By Melanie Ryan, Senior Programme Manager, Luc Hoffmann Institute
Last month, a group of researchers and development experts met in the Ethiopian capital Addis Ababa to answer a challenging question. What will it take to turn research, money, time and expertise into policy changes that can manage social and environmental trade-offs in African agriculture?
Current food and forest policies in Sub-Saharan Africa often fail to recognise the connections between agricultural development, biodiversity and ecosystems. This could mean countries losing more than a third of their natural forests and much of their biodiversity. Reconciling human, economic, social and environmental trade-offs is a complex challenge calling for informed and sound decisions.
A new partnership between the Luc Hoffmann Institute and the International Institute for Environment and Development (IIED) under the SENTINEL project is designing collaborative research and questions to reframe the challenge. It will gather and evaluate data and information to review what we know about food security, ecology, ecosystem services, biodiversity, poverty and local landscapes across Ghana, Zambia and Ethiopia.
Importantly, this collaboration asks critical questions not just within the research community but with those who set the rules and policies in these countries.
SENTINEL is emphasising collaboration across boundaries and sectors to generate a new understanding and ability to manage the complex trade-offs that those implementing the Sustainable Development Goals (SDGS) are faced with. There are no right or wrong answers. There are different choices and emphases and each country has its own drivers and historical legacy as well as aspirations for the future.

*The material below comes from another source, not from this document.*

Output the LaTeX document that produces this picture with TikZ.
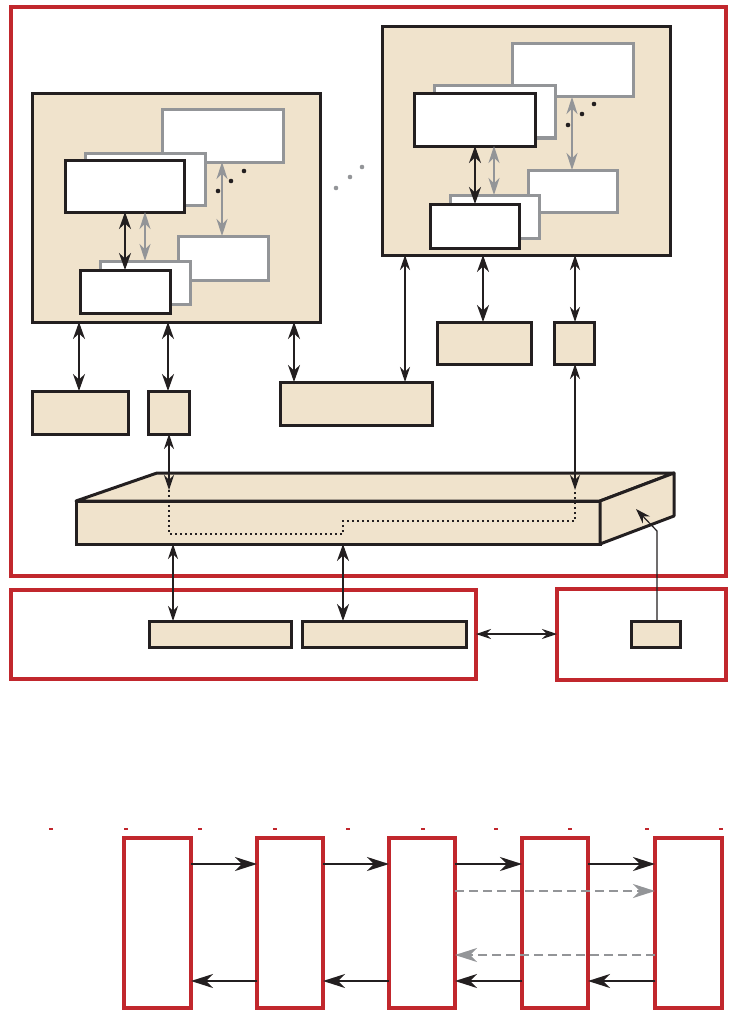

This project will play an important role in helping to meet the SDGs on zero hunger, reducing inequality and conserving ecosystems in these countries. The Luc Hoffmann Institute has been asked to provide tools, methods, resources and expertise to maximise the impact of the research and convening.
During the five-day workshop we navigated the challenges of interdisciplinary and cross-sectoral communication, learnt new ideas and critically examined our own and each other’s assumptions about change. The result: an ambitious vision and plan grounded in a solid theory of change that had been pulled apart and put back together again. After asking the question ‘what does it take’ of each other and of the research, this group of people reached a point where they now can see a common direction in which they are heading and are clearer about the role of science in this process.
In a previous life I worked on the design of decision-support tools and river basin modelling where the rule of thumb was ‘every model is wrong, but some are useful’. Perhaps the same is true for theory of change, each version will always be ‘wrong’ or imperfect in some way but this one is definitely useful.
The week in Addis showed that well-structured questions, tools, methods and expert facilitation will lay the foundations essential to addressing tough challenges. What it also reveals is that building trust across regions, expertise and personalities allows people to drop their titles and ask each other hard questions while finding humour and building hope.
Next steps will focus on gathering insights from research into future scenario building, similar to that used for the Millennium Ecosystem Assessment and research that asks the question ‘what does the successful management of trade-offs between the three SDGs look like?’. This builds on the hard work of dozens of partners and capitalises on global networks through both IIED and the Institute.